Since power generation industry adjusts fuel preferences based on what it pays, investors must factor in the transportation costs to deliver natural gas and coal from major suppliers to buyers. It is the regional prices that affect coal demand and consumption, which in turn affects companies such as Cloud Peak (CLD), Peabody Energy (BTU), Arch Coal (ACI), Consol Energy (CNX), and Alpha Natural Resources (ANR). Coal price pattern
Using EIA’s (Energy Information Administration) database, we’ve calculated the average cost of delivered coal and natural gas for different regions over the last three years. Inside the textboxes, we’ve shown coal prices first, followed by natural gas prices in parathesis on a MMBtu (million British-thermal-unit) basis. Because Powder River Basin coal is cheaper, delivered coal prices are generally cheaper in West North Central, Mountain, and West South Central regions.
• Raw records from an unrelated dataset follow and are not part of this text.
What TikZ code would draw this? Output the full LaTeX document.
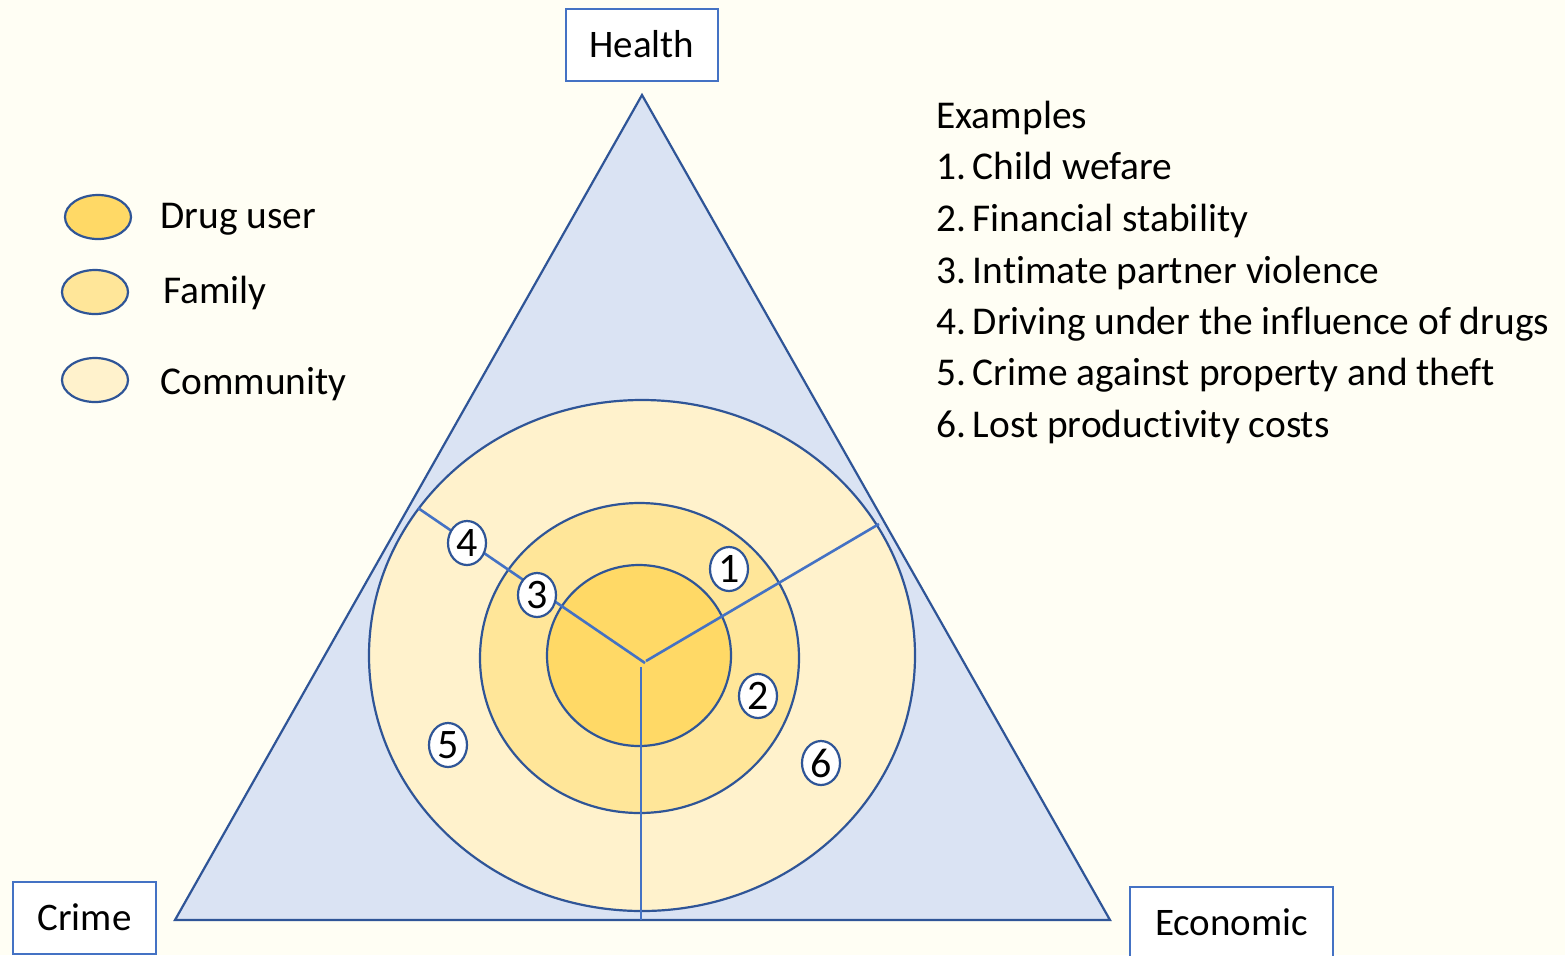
\documentclass[tikz,border=0pt]{standalone}
\usepackage{fontspec}
\setmainfont{Carlito}[Ligatures=NoCommon]
\usetikzlibrary{shapes.geometric}
\definecolor{triblue}{HTML}{DAE3F3}
\definecolor{edgeblue}{HTML}{2F5597}
\definecolor{lineblue}{HTML}{4472C4}
\definecolor{ringC}{HTML}{FFF2CC}
\definecolor{ringF}{HTML}{FFE699}
\definecolor{ringD}{HTML}{FFD966}
\definecolor{bgtint}{HTML}{FFFEF4}
\tikzset{
  ring/.style={draw=edgeblue, line width=1.1pt},
  spoke/.style={draw=lineblue, line width=1.3pt},
  labelbox/.style={draw=lineblue, line width=1.1pt, fill=white, rectangle, inner sep=0pt,
    font=\fontsize{19.5}{23}\selectfont, text height=14pt, text depth=1.5pt},
  badge/.style={ellipse, draw=edgeblue, line width=1.1pt, fill=white, inner sep=0pt,
    minimum width=19pt, minimum height=22pt, font=\fontsize{21}{23}\selectfont},
  legendmark/.style={ellipse, draw=edgeblue, line width=1.1pt, inner sep=0pt,
    minimum width=33pt, minimum height=22pt},
  bodytext/.style={anchor=base west, inner sep=0pt, font=\fontsize{19.7}{23}\selectfont},
}
\begin{document}
\begin{tikzpicture}[x=0.5pt,y=-0.5pt]
\useasboundingbox (0,0) rectangle (1565,955);
\clip (0,0) rectangle (1565,955);
\fill[bgtint] (0,0) rectangle (1565,955);

% triangle
\coordinate (apex) at (642,95);
\coordinate (bl) at (175,920);
\coordinate (br) at (1110,920);
\draw[fill=triblue, draw=edgeblue, line width=1.1pt, line join=miter] (apex) -- (bl) -- (br) -- cycle;

% rings
\draw[ring, fill=ringC] (642,655.5) ellipse [x radius=136.5pt, y radius=127.75pt];
\draw[ring, fill=ringF] (639.5,658) ellipse [x radius=79.75pt, y radius=77.5pt];
\draw[ring, fill=ringD] (639,655.5) ellipse [x radius=46pt, y radius=45.25pt];

% spokes
\coordinate (cL) at (645,663);
\coordinate (cR) at (646,661);
\coordinate (cB) at (641,667);
\coordinate (eL) at (418,508);
\coordinate (eR) at (879,524);
\coordinate (eB) at (641,920);
\draw[spoke] (cL) -- (eL);
\draw[spoke] (cR) -- (eR);
\draw[spoke] (cB) -- (eB);

% badges
\node[badge] (b4) at (467,543) {4};
\node[badge] (b3) at (537,595) {3};
\node[badge] (b1) at (729,569) {1};
\node[badge] (b2) at (758,696) {2};
\node[badge] (b5) at (448,745) {5};
\node[badge] (b6) at (821,763) {6};

% corner labels
\node[labelbox, minimum width=76pt, minimum height=36pt] (health) at (642,45) {Health};
\node[labelbox, minimum width=71.5pt, minimum height=36pt] (crime) at (84.5,918) {Crime};
\node[labelbox, minimum width=101.5pt, minimum height=36pt] (economic) at (1231.5,923) {Economic};

% legend
\node[legendmark, fill=ringD] (lgD) at (98,217) {};
\node[legendmark, fill=ringF] (lgF) at (95,292) {};
\node[legendmark, fill=ringC] (lgC) at (95,380) {};
\node[bodytext] (tD) at (160,228) {Drug user};
\node[bodytext] (tF) at (163,303) {Family};
\node[bodytext] (tC) at (160,394) {Community};

% examples
\node[bodytext] (ex0) at (936,128) {Examples};
\node[bodytext] (ex1) at (936,179) {1.\,Child wefare};
\node[bodytext] (ex2) at (936,231) {2.\,Financial stability};
\node[bodytext] (ex3) at (936,283) {3.\,Intimate partner violence};
\node[bodytext] (ex4) at (936,334) {4.\,Driving under the influence of drugs};
\node[bodytext] (ex5) at (936,385) {5.\,Crime against property and theft};
\node[bodytext] (ex6) at (936,437) {6.\,Lost productivity costs};
\end{tikzpicture}
\end{document}
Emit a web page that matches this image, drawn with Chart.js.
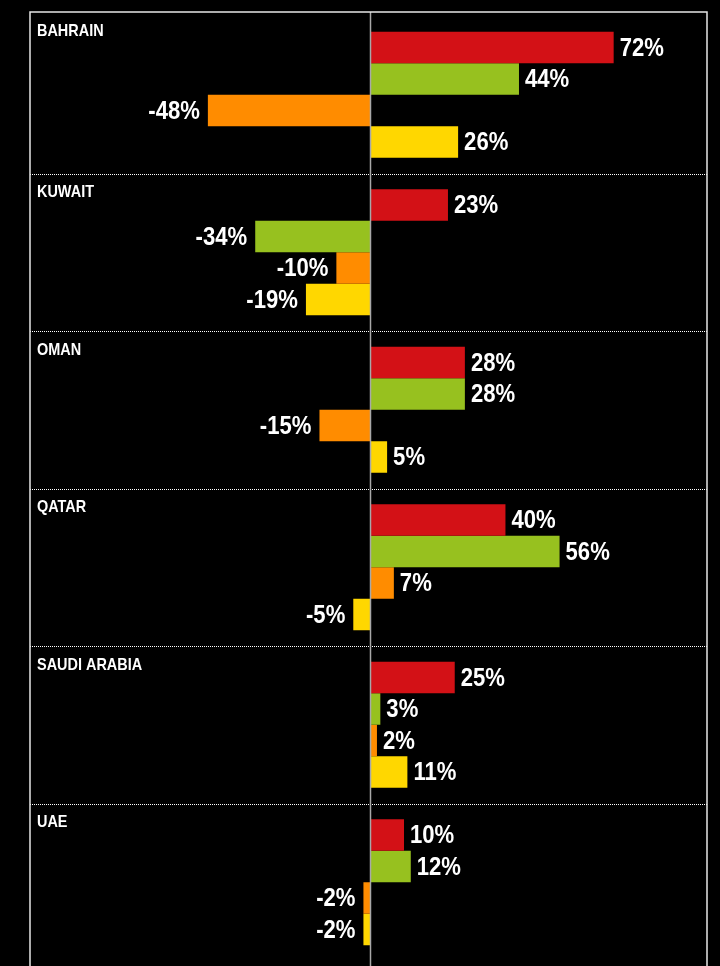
<!DOCTYPE html>
<html>
<head>
<meta charset="utf-8">
<title>GCC change by country</title>
<script src="https://cdn.jsdelivr.net/npm/chart.js@4/dist/chart.umd.min.js"></script>
<style>
    html, body { margin: 0; padding: 0; background: #000; }
    #wrap { width: 720px; height: 966px; position: relative; }
</style>
</head>
<body>
<div id="wrap"><canvas id="gccChart"></canvas></div>
<script>
// Chart data
const categories = ['BAHRAIN', 'KUWAIT', 'OMAN', 'QATAR', 'SAUDI ARABIA', 'UAE'];
const redValues = [72, 23, 28, 40, 25, 10];
const greenValues = [44, -34, 28, 56, 3, 12];
const orangeValues = [-48, -10, -15, 7, 2, -2];
const yellowValues = [26, -19, 5, -5, 11, -2];

const FONT = '"Liberation Sans", Arial, sans-serif';
const SQUEEZE = 0.85; // fake a condensed face

// draw condensed text by scaling horizontally
function condensedText(ctx, text, x, y, align) {
    ctx.save();
    ctx.translate(x, y);
    ctx.scale(SQUEEZE, 1);
    ctx.textAlign = align;
    ctx.fillText(text, 0, 0);
    ctx.restore();
}

/**
 * Frame, group separators, group names, zero line and value labels
 */
const decorPlugin = {
    id: 'decor',
    beforeDatasetsDraw(chart) {
        const { ctx, chartArea } = chart;
        const h = (chartArea.bottom - chartArea.top) / categories.length;
        ctx.save();

        // dotted separators between countries
        ctx.strokeStyle = '#ffffff';
        ctx.lineWidth = 1;
        ctx.setLineDash([1, 1]);
        for (let i = 1; i < categories.length; i++) {
            const y = Math.round(chartArea.top + i * h) + 0.5;
            ctx.beginPath();
            ctx.moveTo(chartArea.left, y);
            ctx.lineTo(chartArea.right, y);
            ctx.stroke();
        }
        ctx.setLineDash([]);

        // country names
        ctx.fillStyle = '#ffffff';
        ctx.font = 'bold 17px ' + FONT;
        ctx.textBaseline = 'middle';
        categories.forEach((name, i) => {
            const top = i === 0 ? chartArea.top - 4 : chartArea.top + i * h;
            condensedText(ctx, name, chartArea.left + 7, top + 19, 'left');
        });
        ctx.restore();
    },
    afterDatasetsDraw(chart) {
        const { ctx, chartArea, scales } = chart;
        const frameTop = chartArea.top - 4;
        ctx.save();

        // zero line
        const x0 = Math.round(scales.x.getPixelForValue(0)) + 0.5;
        ctx.strokeStyle = '#a8a8a8';
        ctx.lineWidth = 1.5;
        ctx.beginPath();
        ctx.moveTo(x0, frameTop);
        ctx.lineTo(x0, chart.height);
        ctx.stroke();

        // outer frame (top, left, right)
        ctx.strokeStyle = '#e6e6e6';
        ctx.lineWidth = 1.5;
        ctx.beginPath();
        ctx.moveTo(chartArea.left, chart.height);
        ctx.lineTo(chartArea.left, frameTop);
        ctx.lineTo(chartArea.right, frameTop);
        ctx.lineTo(chartArea.right, chart.height);
        ctx.stroke();

        // value labels
        ctx.fillStyle = '#ffffff';
        ctx.font = 'bold 26px ' + FONT;
        ctx.textBaseline = 'middle';
        chart.data.datasets.forEach((ds, di) => {
            const meta = chart.getDatasetMeta(di);
            meta.data.forEach((bar, i) => {
                const v = ds.data[i];
                const text = v + '%';
                if (v >= 0) {
                    condensedText(ctx, text, bar.x + 6, bar.y + 1, 'left');
                } else {
                    condensedText(ctx, text, bar.x - 8, bar.y + 1, 'right');
                }
            });
        });
        ctx.restore();
    }
};

new Chart(document.getElementById('gccChart'), {
    type: 'bar',
    data: {
        labels: categories,
        datasets: [
            { label: 'Red', data: redValues, backgroundColor: '#d31116' },
            { label: 'Green', data: greenValues, backgroundColor: '#97c11f' },
            { label: 'Orange', data: orangeValues, backgroundColor: '#ff8c00' },
            { label: 'Yellow', data: yellowValues, backgroundColor: '#ffd700' }
        ]
    },
    options: {
        indexAxis: 'y',
        responsive: true,
        maintainAspectRatio: false,
        animation: false,
        layout: {
            padding: { top: 16, left: 30, right: 13, bottom: 5 }
        },
        datasets: {
            bar: {
                categoryPercentage: 0.8,
                barPercentage: 1.0,
                borderWidth: 0
            }
        },
        plugins: {
            legend: { display: false },
            tooltip: { enabled: false }
        },
        scales: {
            x: {
                display: false,
                min: -100.6,
                max: 99.6
            },
            y: {
                display: false,
                offset: true
            }
        }
    },
    plugins: [decorPlugin]
});
</script>
</body>
</html>
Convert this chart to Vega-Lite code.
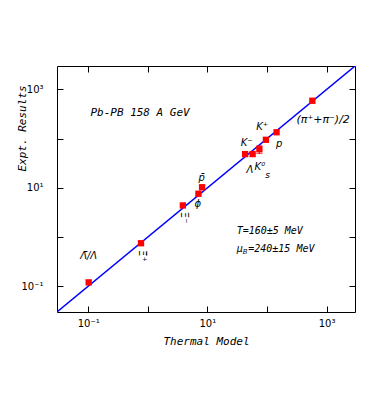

As we move to eastern states, coal becomes more expensive, especially in South Atlantic and New England where Appalachia mines (and in some cases Powder River Basin and Interior mines) are farther away from buyers.
Natural gas price pattern
Regional natural gas prices show a different pattern: natural gas prices rise from south to north. This is because the majority of natural gas production in the U.S. is happening in southern states and the Gulf, as applications of hydraulic fracking and horizontal drilling have allowed companies to tap large amounts of reserve previous considered uneconomical. Note that natural gas prices in East North Central have been cheaper than its neighbors over the past three years due to developments of shale oil and gas. Further production expansions would keep pricing pressure between coal and natural gas intense.